Postdoctoral Fellows: Ashish Sanil, NISS

Graduate Research Assistants: Karen Brady, NISS; Adrian Dobra, Carnegie Mellon University; Christopher Holloman, Duke University

System Development: Susan Karimi, MCNC; Karen Littwin, MCNC; Bonnie Parrish, MCNC; Syam Sundar, MCNC

Federal Agency Partners: Bureau of Labor Statistics, Census Bureau, National Agricultural Statistics Service, National Center for Education Statistics, National Center for Health Statistics

Project Summary: This is a project to develop and build systems that expand access to Federal data but preserves confidentiality of the data and privacy of subjects. The systems will respond to queries from networked users of a Federal data bases by performing and reporting statistical analyses that extract knowledge from the data but preserve confidentiality. Their distinguishing characteristic is history-dependence: the response to each query will depend on the history of previous queries and responses.

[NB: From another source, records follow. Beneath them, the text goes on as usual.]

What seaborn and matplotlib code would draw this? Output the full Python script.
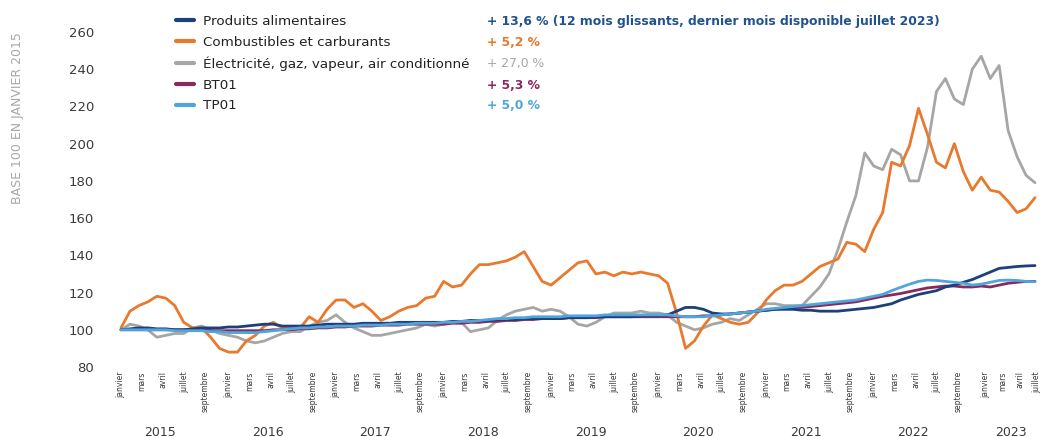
import numpy as np
import pandas as pd
import matplotlib
matplotlib.use("Agg")
import matplotlib.pyplot as plt
import seaborn as sns

# monthly index, janvier 2015 -> juillet 2023 (base 100 = janvier 2015)
months = np.arange(103)

alimentaires = [100, 100.5, 101, 101, 100.5, 100.5, 100, 100, 100.5, 101, 101, 101,
                101.5, 101.5, 102, 102.5, 103, 103, 102, 102, 102, 102, 102.5, 103,
                103, 103, 103, 103.5, 103.5, 103.5, 103.5, 104, 104, 104, 104, 104,
                104, 104.5, 104.5, 105, 105, 105, 105.5, 105.5, 105.5, 106, 106, 106,
                106, 106, 106.5, 106.5, 106.5, 107, 107, 107, 107, 107, 107.5, 107.5,
                107.5, 108, 110, 112, 112, 111, 109, 108.5, 108.5, 109, 109.5, 110,
                110.5, 111, 111, 111, 110.5, 110.5, 110, 110, 110, 110.5, 111, 111.5,
                112, 113, 114, 116, 117.5, 119, 120, 121, 123, 124, 125.5, 127,
                129, 131, 133, 133.5, 134, 134.3, 134.5]
combustibles = [101, 110, 113, 115, 118, 117, 113, 104, 101, 101, 96, 90,
                88, 88, 94, 97, 102, 104, 101, 101, 101, 107, 104, 111,
                116, 116, 112, 114, 110, 105, 107, 110, 112, 113, 117, 118,
                126, 123, 124, 130, 135, 135, 136, 137, 139, 142, 134, 126,
                124, 128, 132, 136, 137, 130, 131, 129, 131, 130, 131, 130,
                129, 125, 109, 90, 94, 102, 108, 106, 104, 103, 104, 109,
                116, 121, 124, 124, 126, 130, 134, 136, 138, 147, 146, 142,
                154, 163, 190, 188, 199, 219, 205, 190, 187, 200, 185, 175,
                182, 175, 174, 169, 163, 165, 171]
electricite = [100, 103, 102, 100, 96, 97, 98, 98, 101, 102, 100, 98,
               97, 96, 94, 93, 94, 96, 98, 99, 99, 102, 104, 105,
               108, 104, 101, 99, 97, 97, 98, 99, 100, 101, 103, 102,
               103, 104, 104, 99, 100, 101, 105, 108, 110, 111, 112, 110,
               111, 110, 107, 103, 102, 104, 107, 109, 109, 109, 110, 109,
               109, 108, 104, 102, 100, 101, 103, 104, 106, 105, 108, 111,
               114, 114, 113, 113, 113, 118, 123, 130, 143, 158, 172, 195,
               188, 186, 197, 194, 180, 180, 198, 228, 235, 224, 221, 240,
               247, 235, 242, 207, 193, 183, 179]
bt01 = [100, 100, 100, 100, 100, 100, 100, 100, 100, 100, 99.5, 99.5,
        99.5, 99.5, 99.5, 99.5, 99.5, 100, 100, 100, 100.5, 100.5, 101, 101,
        101.5, 101.5, 102, 102, 102, 102.5, 102.5, 102.5, 103, 103, 103, 103,
        103, 103.5, 103.5, 104, 104, 104.5, 104.5, 105, 105, 105.5, 105.5, 106,
        106, 106, 106.5, 106.5, 106.5, 106.5, 107, 107, 107, 107, 107, 107,
        107, 107, 107, 107, 107, 107.5, 107.5, 108, 108.5, 109, 109.5, 110,
        110.5, 111, 111.5, 112, 112, 112.5, 113, 113.5, 114, 114.5, 115, 116,
        117, 118, 118.7, 119.5, 120.5, 121.5, 122.5, 123, 123.5, 123.5, 123, 123,
        123.5, 123, 124, 125, 125.5, 126, 126]
tp01 = [100, 100, 100, 100, 100, 100, 99.5, 99.5, 99.5, 99.5, 99, 99,
        98.5, 98.5, 98.5, 98.5, 99, 99.5, 100, 100.5, 101, 101, 101.5, 101.5,
        102, 102, 102, 102.5, 102.5, 102.5, 103, 103, 103, 103.5, 103.5, 103.5,
        104, 104, 104.5, 104.5, 105, 105.5, 106, 106, 106.5, 106.5, 107, 107,
        107, 107, 107.5, 107.5, 107.5, 107.5, 108, 108, 108, 108, 108, 108,
        108, 108, 107.5, 107, 107, 107, 107.5, 108, 108.5, 109, 109.5, 110,
        111, 111.5, 112, 112.5, 113, 113.5, 114, 114.5, 115, 115.5, 116, 117,
        118, 119, 121, 122.8, 124.5, 126, 126.7, 126.5, 126, 125.5, 125, 124,
        124.5, 125.5, 126.5, 126.7, 126.5, 126, 125.8]

series_names = ["Produits alimentaires", "Combustibles et carburants",
                "Électricité, gaz, vapeur, air conditionné", "BT01", "TP01"]
series_values = [alimentaires, combustibles, electricite, bt01, tp01]
variations = ["+ 13,6 % (12 mois glissants, dernier mois disponible juillet 2023)",
              "+ 5,2 %", "+ 27,0 %", "+ 5,3 %", "+ 5,0 %"]
years = ["2015", "2016", "2017", "2018", "2019", "2020", "2021", "2022", "2023"]
month_labels = ["janvier", "mars", "avril", "juillet", "septembre"]

colors = {"Produits alimentaires": "#1d3f7c",
          "Combustibles et carburants": "#e8792d",
          "Électricité, gaz, vapeur, air conditionné": "#a6a6a6",
          "BT01": "#8a2a5c",
          "TP01": "#4fa6dd"}
text_colors = ["#21528f", "#e8792d", "#a6a6a6", "#8a2a5c", "#4fa6dd"]

df = pd.DataFrame({name: vals for name, vals in zip(series_names, series_values)})
df["mois"] = months
long_df = df.melt(id_vars="mois", var_name="indice", value_name="valeur")

sns.set_style("white")
plt.rcParams["font.family"] = ["DejaVu Sans"]

fig = plt.figure(figsize=(10.45, 4.37), dpi=100)
ax = fig.add_axes([116.5 / 1045, 70 / 437, 923 / 1045, 335 / 437])

# draw order: gray and orange underneath, indices on top
draw_order = [series_names[2], series_names[1], series_names[3], series_names[0], series_names[4]]
for name in draw_order:
    sns.lineplot(data=long_df[long_df["indice"] == name], x="mois", y="valeur",
                 color=colors[name], linewidth=2.0, label=name, ax=ax, legend=False)

ax.set_xlim(-0.5, 102.5)
ax.set_ylim(80, 260)
ax.set_yticks(np.arange(80, 261, 20))
ax.tick_params(axis="y", length=0, pad=16, labelsize=9.5, labelcolor="#3a3a3a")
sns.despine(ax=ax, left=True, bottom=True)
ax.set_xlabel("")
ax.set_ylabel("")

# month ticks under each year
tick_pos, tick_lab = [], []
for k in range(8):
    for j, lab in enumerate(month_labels):
        tick_pos.append(12 * k + j * 2.35)
        tick_lab.append(lab)
for off, lab in zip([0.5, 2.4, 4.3, 6.2], month_labels[:4]):
    tick_pos.append(96 + off)
    tick_lab.append(lab)
ax.set_xticks(tick_pos)
ax.set_xticklabels(tick_lab, rotation=90, fontsize=5.5, color="#3a3a3a")
ax.tick_params(axis="x", length=0, pad=3)

for k, yr in enumerate(years):
    xc = 12 * k + (3.3 if yr == "2023" else 4.4)
    ax.text(xc, -0.195, yr, transform=ax.get_xaxis_transform(), ha="center",
            va="center", fontsize=9, color="#3a3a3a")

fig.text(18 / 1045, 1 - 118 / 437, "BASE 100 EN JANVIER 2015", rotation=90,
         ha="center", va="center", fontsize=9, color="#a8a8a8")

# legend in original order, variation texts aligned on the right
handles, labels = ax.get_legend_handles_labels()
lookup = dict(zip(labels, handles))
leg = ax.legend([lookup[n] for n in series_names], series_names,
                loc="upper left", bbox_to_anchor=(176 / 1045, 1 - 15 / 437),
                bbox_transform=fig.transFigure, frameon=False, fontsize=9.7,
                handlelength=1.3, handletextpad=0.7, labelspacing=0.57,
                borderpad=0, borderaxespad=0)
for line in leg.get_lines():
    line.set_linewidth(3)
for t in leg.get_texts():
    t.set_color("#222222")

fig.canvas.draw()
inv = fig.transFigure.inverted()
for t, txt, col in zip(leg.get_texts(), variations, text_colors):
    bb = t.get_window_extent()
    yc = inv.transform((0, (bb.y0 + bb.y1) / 2))[1]
    fig.text(487 / 1045, yc, txt, ha="left", va="center", fontsize=8.9,
             color=col, fontweight="normal" if col == "#a6a6a6" else "bold")

fig.savefig("out.png", dpi=100)
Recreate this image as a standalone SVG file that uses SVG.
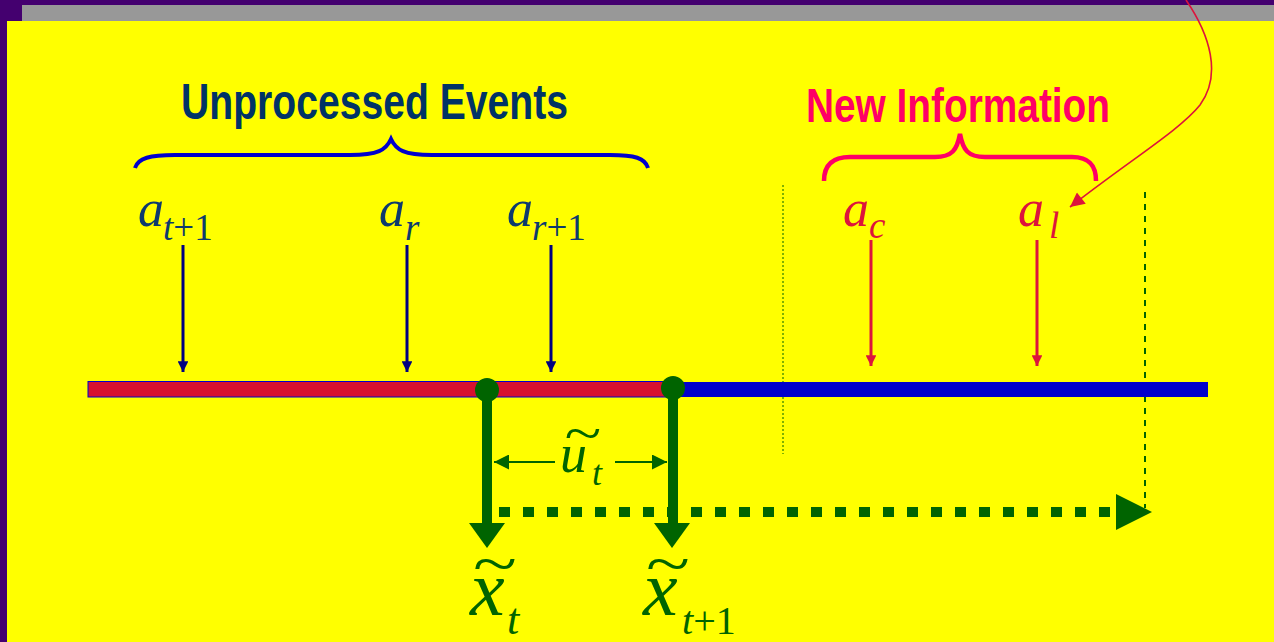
<svg xmlns="http://www.w3.org/2000/svg" width="1274" height="642" viewBox="0 0 1274 642">
<defs>
<style>
.m{font-family:"Liberation Serif","Times New Roman",serif;font-style:italic}
.r{font-style:normal}
.blue{fill:#0d3a6e}
.red{fill:#dc143c}
.grn{fill:#006400}
.title{font-family:"Liberation Sans",Arial,sans-serif;font-weight:bold}
</style>
<marker id="hb" viewBox="0 0 10 10" refX="10" refY="5" markerWidth="3.6" markerHeight="3.6" orient="auto" markerUnits="strokeWidth"><path d="M0,0 L10,5 L0,10 z" fill="#000080"/></marker>
<marker id="hr" viewBox="0 0 10 10" refX="10" refY="5" markerWidth="3.6" markerHeight="3.6" orient="auto" markerUnits="strokeWidth"><path d="M0,0 L10,5 L0,10 z" fill="#dc143c"/></marker>
<marker id="hc" viewBox="0 0 10 10" refX="10" refY="5" markerWidth="12" markerHeight="9" orient="auto" markerUnits="strokeWidth"><path d="M0,0 L10,5 L0,10 z" fill="#dc143c"/></marker>
<marker id="hg" viewBox="0 0 10 10" refX="10" refY="5" markerWidth="7.5" markerHeight="7.5" orient="auto" markerUnits="strokeWidth"><path d="M0,0 L10,5 L0,10 z" fill="#006400"/></marker>
</defs>
<rect x="0" y="0" width="1274" height="642" fill="#44006f"/>
<rect x="22" y="5" width="1252" height="16" fill="#989898"/>
<rect x="7" y="21" width="1267" height="621" fill="#ffff00"/>

<g id="unprocessed-label">
<text class="title" x="181" y="119" font-size="50" fill="#003366" textLength="387" lengthAdjust="spacingAndGlyphs">Unprocessed Events</text>
<path d="M135,168 C138,158 150,155 175,155 L350,155 C378,155 386,150 391,139 C396,150 404,155 432,155 L610,155 C635,155 645,158 648,168" fill="none" stroke="#0000cc" stroke-width="4"/>
</g>
<g id="newinfo-label">
<text class="title" x="806" y="122" font-size="48" fill="#ff0066" textLength="304" lengthAdjust="spacingAndGlyphs">New Information</text>
<path d="M824,181 C824,166 832,157 850,157 L935,157 C952,157 957,150 960,134 C963,150 968,157 985,157 L1072,157 C1090,157 1096,166 1096,181" fill="none" stroke="#ff0066" stroke-width="4.5"/>
</g>

<g id="guides">
<line x1="783" y1="185" x2="783" y2="454" stroke="#006400" stroke-width="1" stroke-dasharray="2 2"/>
<line x1="1145" y1="192" x2="1145" y2="508" stroke="#006400" stroke-width="2" stroke-dasharray="6 6"/>
</g>

<g id="timeline">
<rect x="88" y="381.5" width="584" height="15.5" fill="#d7102f" stroke="#0000cc" stroke-width="1"/>
<rect x="672" y="382" width="536" height="15" fill="#0000cc"/>
</g>

<g id="event-a-t1">
<text class="m blue" x="138" y="226" font-size="52">a</text>
<text class="m blue" x="163" y="240" font-size="37">t<tspan class="r">+1</tspan></text>
</g>
<g id="event-a-r">
<text class="m blue" x="379" y="226" font-size="52">a</text>
<text class="m blue" x="405" y="240" font-size="37">r</text>
</g>
<g id="event-a-r1">
<text class="m blue" x="507" y="226" font-size="52">a</text>
<text class="m blue" x="532" y="240" font-size="37">r<tspan class="r">+1</tspan></text>
</g>
<g id="event-a-c">
<text class="m red" x="843" y="226" font-size="52">a</text>
<text class="m red" x="869" y="238" font-size="37">c</text>
</g>
<g id="event-a-l">
<text class="m red" x="1018" y="226" font-size="52">a</text>
<text class="m red" x="1049" y="238" font-size="37">l</text>
</g>

<g id="point-xt">
<circle cx="487" cy="390" r="12" fill="#006400"/>
<text class="m grn" font-size="60" text-anchor="middle" transform="translate(494,584) scale(1.35,1)">~</text>
<text class="m grn" x="470" y="615" font-size="78">x</text>
<text class="m grn" x="507" y="634" font-size="44">t</text>
</g>
<g id="point-xt1">
<circle cx="673" cy="388" r="12" fill="#006400"/>
<text class="m grn" font-size="60" text-anchor="middle" transform="translate(667,584) scale(1.35,1)">~</text>
<text class="m grn" x="643" y="615" font-size="78">x</text>
<text class="m grn" x="682" y="634" font-size="40">t<tspan class="r">+1</tspan></text>
</g>
<g id="interval-ut">
<text class="m grn" font-size="52" text-anchor="middle" transform="translate(582,451) scale(1.3,1)">~</text>
<text class="m grn" x="560" y="472" font-size="54">u</text>
<text class="m grn" x="592" y="485" font-size="36">t</text>
</g>

<g id="connectors">
<line x1="183" y1="245" x2="183" y2="372" stroke="#000080" stroke-width="3" marker-end="url(#hb)"/>
<line x1="407" y1="245" x2="407" y2="372" stroke="#000080" stroke-width="3" marker-end="url(#hb)"/>
<line x1="551" y1="245" x2="551" y2="372" stroke="#000080" stroke-width="3" marker-end="url(#hb)"/>
<line x1="871" y1="240" x2="871" y2="366" stroke="#dc143c" stroke-width="3" marker-end="url(#hr)"/>
<line x1="1037" y1="240" x2="1037" y2="366" stroke="#dc143c" stroke-width="3" marker-end="url(#hr)"/>
<path d="M1186,0 C1210,35 1222,75 1200,105 C1180,130 1130,160 1070,207" fill="none" stroke="#dc143c" stroke-width="1.6" marker-end="url(#hc)"/>
<line x1="487" y1="390" x2="487" y2="524" stroke="#006400" stroke-width="10"/>
<path d="M469,523 L505,523 L487,548 z" fill="#006400"/>
<line x1="673" y1="388" x2="673" y2="524" stroke="#006400" stroke-width="10"/>
<path d="M654,523 L690,523 L672,548 z" fill="#006400"/>
<line x1="499" y1="512" x2="1111" y2="512" stroke="#006400" stroke-width="10" stroke-dasharray="11 13"/>
<path d="M1116,494 L1152,512 L1116,530 z" fill="#006400"/>
<line x1="555" y1="462" x2="494" y2="462" stroke="#006400" stroke-width="2" marker-end="url(#hg)"/>
<line x1="615" y1="462" x2="667" y2="462" stroke="#006400" stroke-width="2" marker-end="url(#hg)"/>
</g>
</svg>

The systems respond directly to the Federal government's role as the nation's largest gatherer and consumer of data. They will support core missions of Federal agencies as well as commercial and other public uses of Federal data, and will leverage limited agency resources that simply cannot meet burgeoning demands to access data for research purposes. The contexts include formulation and evaluation of policy at national, state and local levels, crisis management, and protection of the nation's infrastructure.

The research advances in computer science, social science and statistical science necessary to make such systems work are the thrust of the proposal. The specific issues are deep, but concrete and finite. The disciplines merge throughout, especially in regard to the metadata needed for the system to function, the multiplicity of roles of the query history data base, and the iteration between computation of disclosure risk and selection of risk reduction strategies.

Scale is another cross-cutting theme: existing techniques are untried at the scale (complexity of analyses, dimension and size of data sets, number of users) of the proposed system. One key challenge of the research is to make the system work.

The research is being performed by a cross-disciplinary, multi-institution research team, led by NISS. The team comprises researchers from NISS, Carnegie Mellon University, Kansas State University, Los Alamos National Laboratory, MCNC, Ohio State University and the University of Maryland College Park. Leading Federal statistics agencies, as partners in the proposal, provide access to data and personnel to participate in development and evaluation of the systems.